Problem statement: Tally the lines holding the string "page" and reply with that number alone.

Supplied records:
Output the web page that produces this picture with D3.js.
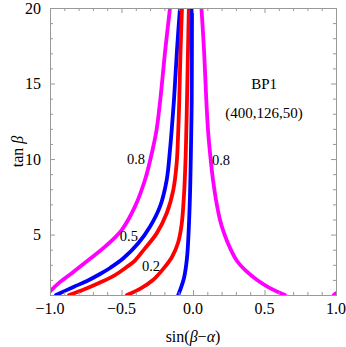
<!DOCTYPE html>
<html>
<head>
<meta charset="utf-8">
<script src="https://cdn.jsdelivr.net/npm/d3@7"></script>
<style>
  body { margin: 0; background: #fff; }
  text { font-family: "Liberation Serif", "DejaVu Serif", serif; }
</style>
</head>
<body>
<svg id="chart" width="346" height="347"></svg>
<script>
// axis ticks
const xTicks = [-1.0, -0.5, 0.0, 0.5, 1.0];
const xMinor = d3.range(-10, 11).map(d => d / 10);
const yTicks = [5, 10, 15, 20];
const yMinor = d3.range(1, 21);

// contour lines, [sin(beta-alpha), tan beta]
const magentaLeft = [[-1.0,1.23],[-0.941,1.77],[-0.846,2.46],[-0.731,3.32],[-0.615,4.20],[-0.499,5.30],[-0.406,6.85],[-0.336,8.61],[-0.283,10.60],[-0.255,11.92],[-0.229,13.91],[-0.194,17.22],[-0.161,20]];
const blueLeft = [[-0.958,1.0],[-0.836,1.53],[-0.741,1.93],[-0.650,2.39],[-0.580,2.79],[-0.487,3.43],[-0.383,4.42],[-0.301,5.52],[-0.231,6.85],[-0.184,8.61],[-0.161,10.60],[-0.149,11.92],[-0.133,13.91],[-0.112,17.22],[-0.091,20]];
const redOuter = [[-0.867,1.0],[-0.755,1.40],[-0.650,1.83],[-0.545,2.32],[-0.464,2.85],[-0.406,3.28],[-0.336,4.09],[-0.254,5.08],[-0.184,6.41],[-0.138,7.95],[-0.114,9.74],[-0.103,11.92],[-0.096,13.91],[-0.087,17.22],[-0.077,20]];
const redInner = [[-0.462,1.0],[-0.371,1.40],[-0.280,1.99],[-0.203,2.79],[-0.147,3.52],[-0.105,4.44],[-0.080,5.63],[-0.063,7.62],[-0.050,10.60],[-0.042,13.91],[-0.035,17.22],[-0.029,20]];
const blueRight = [[-0.103,1.0],[-0.063,2.13],[-0.042,3.45],[-0.031,5.10],[-0.022,7.29],[-0.017,9.28],[-0.012,11.92],[-0.009,13.91],[-0.007,20]];
const magentaRight = [[0.643,1.0],[0.538,1.46],[0.448,1.99],[0.371,2.59],[0.308,3.25],[0.259,4.11],[0.217,5.10],[0.189,5.97],[0.161,7.29],[0.140,8.61],[0.119,10.40],[0.105,11.92],[0.093,13.91],[0.077,17.22],[0.059,20]];
const magentaCorner = [[0.985,1.0],[1.0,1.12]];

const curves = [
  { pts: magentaLeft, color: "#ff00ff" },
  { pts: blueLeft, color: "#0000ff" },
  { pts: redOuter, color: "#ff0000" },
  { pts: redInner, color: "#ff0000" },
  { pts: blueRight, color: "#0000ff" },
  { pts: magentaRight, color: "#ff00ff" },
  { pts: magentaCorner, color: "#ff00ff" }
];

const contourLabels = [
  { text: "0.8", x: -0.399, y: 10.0 },
  { text: "0.8", x: 0.196, y: 9.95 },
  { text: "0.5", x: -0.448, y: 4.94 },
  { text: "0.2", x: -0.294, y: 2.92 }
];

const notes = [
  { text: "BP1", x: 0.497, y: 14.97 },
  { text: "(400,126,50)", x: 0.497, y: 13.05 }
];

const MARGIN = { TOP: 8, RIGHT: 10, BOTTOM: 52, LEFT: 50 };
const WIDTH = 346 - MARGIN.LEFT - MARGIN.RIGHT;
const HEIGHT = 347 - MARGIN.TOP - MARGIN.BOTTOM;

const svg = d3.select("#chart");
const g = svg.append("g").attr("transform", `translate(${MARGIN.LEFT},${MARGIN.TOP})`);

const xScale = d3.scaleLinear().domain([-1, 1]).range([0, WIDTH]);
const yScale = d3.scaleLinear().domain([1, 20]).range([HEIGHT, 0]);

g.append("clipPath").attr("id", "clip")
  .append("rect").attr("width", WIDTH).attr("height", HEIGHT);

const line = d3.line()
  .x(d => xScale(d[0]))
  .y(d => yScale(d[1]))
  .curve(d3.curveCatmullRom.alpha(0.5));

g.append("g").attr("clip-path", "url(#clip)")
  .selectAll("path")
  .data(curves)
  .join("path")
  .attr("fill", "none")
  .attr("stroke", d => d.color)
  .attr("stroke-width", 3.8)
  .attr("stroke-linecap", "round")
  .attr("d", d => line(d.pts));

// frame ticks (pointing inward, all four sides)
const frameColor = "#999";
function styleAxis(sel) {
  sel.select(".domain").attr("stroke", frameColor);
  sel.selectAll(".tick line").attr("stroke", frameColor);
  sel.selectAll("text").remove();
}
const minorX = xMinor.filter(d => !xTicks.some(t => Math.abs(t - d) < 1e-9));
const minorY = yMinor.filter(d => !yTicks.includes(d));

g.append("g").attr("transform", `translate(0,${HEIGHT})`)
  .call(d3.axisBottom(xScale).tickValues(minorX).tickSizeInner(-3).tickSizeOuter(0)).call(styleAxis);
g.append("g").attr("transform", `translate(0,${HEIGHT})`)
  .call(d3.axisBottom(xScale).tickValues(xTicks).tickSizeInner(-5).tickSizeOuter(0)).call(styleAxis);
g.append("g")
  .call(d3.axisTop(xScale).tickValues(minorX).tickSizeInner(-3).tickSizeOuter(0)).call(styleAxis);
g.append("g")
  .call(d3.axisTop(xScale).tickValues(xTicks).tickSizeInner(-5).tickSizeOuter(0)).call(styleAxis);
g.append("g")
  .call(d3.axisLeft(yScale).tickValues(minorY).tickSizeInner(-3).tickSizeOuter(0)).call(styleAxis);
g.append("g")
  .call(d3.axisLeft(yScale).tickValues(yTicks).tickSizeInner(-5).tickSizeOuter(0)).call(styleAxis);
g.append("g").attr("transform", `translate(${WIDTH},0)`)
  .call(d3.axisRight(yScale).tickValues(minorY).tickSizeInner(-3).tickSizeOuter(0)).call(styleAxis);
g.append("g").attr("transform", `translate(${WIDTH},0)`)
  .call(d3.axisRight(yScale).tickValues(yTicks).tickSizeInner(-5).tickSizeOuter(0)).call(styleAxis);

// tick labels
const fmt = d => (d < 0 ? "\u2212" : "") + Math.abs(d).toFixed(1);
g.append("g").selectAll("text")
  .data(xTicks)
  .join("text")
  .attr("x", d => xScale(d))
  .attr("y", HEIGHT + 19)
  .attr("text-anchor", "middle")
  .attr("font-size", "16px")
  .text(fmt);

g.append("g").selectAll("text")
  .data(yTicks)
  .join("text")
  .attr("x", -9)
  .attr("y", d => yScale(d))
  .attr("dy", "0.35em")
  .attr("text-anchor", "end")
  .attr("font-size", "16px")
  .text(d => d);

// contour labels
g.append("g").selectAll("text")
  .data(contourLabels)
  .join("text")
  .attr("x", d => xScale(d.x))
  .attr("y", d => yScale(d.y))
  .attr("dy", "0.35em")
  .attr("text-anchor", "middle")
  .attr("font-size", "14.5px")
  .text(d => d.text);

g.append("g").selectAll("text")
  .data(notes)
  .join("text")
  .attr("x", d => xScale(d.x))
  .attr("y", d => yScale(d.y))
  .attr("dy", "0.35em")
  .attr("text-anchor", "middle")
  .attr("font-size", "15px")
  .text(d => d.text);

// axis titles
const xTitle = svg.append("text")
  .attr("x", MARGIN.LEFT + WIDTH / 2)
  .attr("y", 342)
  .attr("text-anchor", "middle")
  .attr("font-size", "16px");
xTitle.append("tspan").text("sin(");
xTitle.append("tspan").attr("font-style", "italic").text("\u03b2");
xTitle.append("tspan").text("\u2212");
xTitle.append("tspan").attr("font-style", "italic").text("\u03b1");
xTitle.append("tspan").text(")");

const yTitle = svg.append("text")
  .attr("transform", `translate(23,${MARGIN.TOP + HEIGHT / 2}) rotate(-90)`)
  .attr("text-anchor", "middle")
  .attr("font-size", "16px");
yTitle.append("tspan").text("tan ");
yTitle.append("tspan").attr("font-style", "italic").text("\u03b2");
</script>
</body>
</html>
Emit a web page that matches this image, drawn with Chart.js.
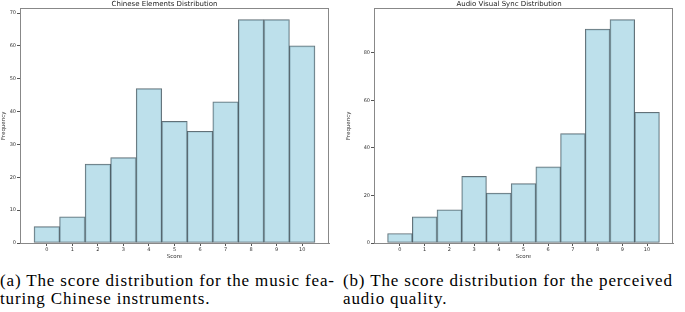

Answer to the problem: 2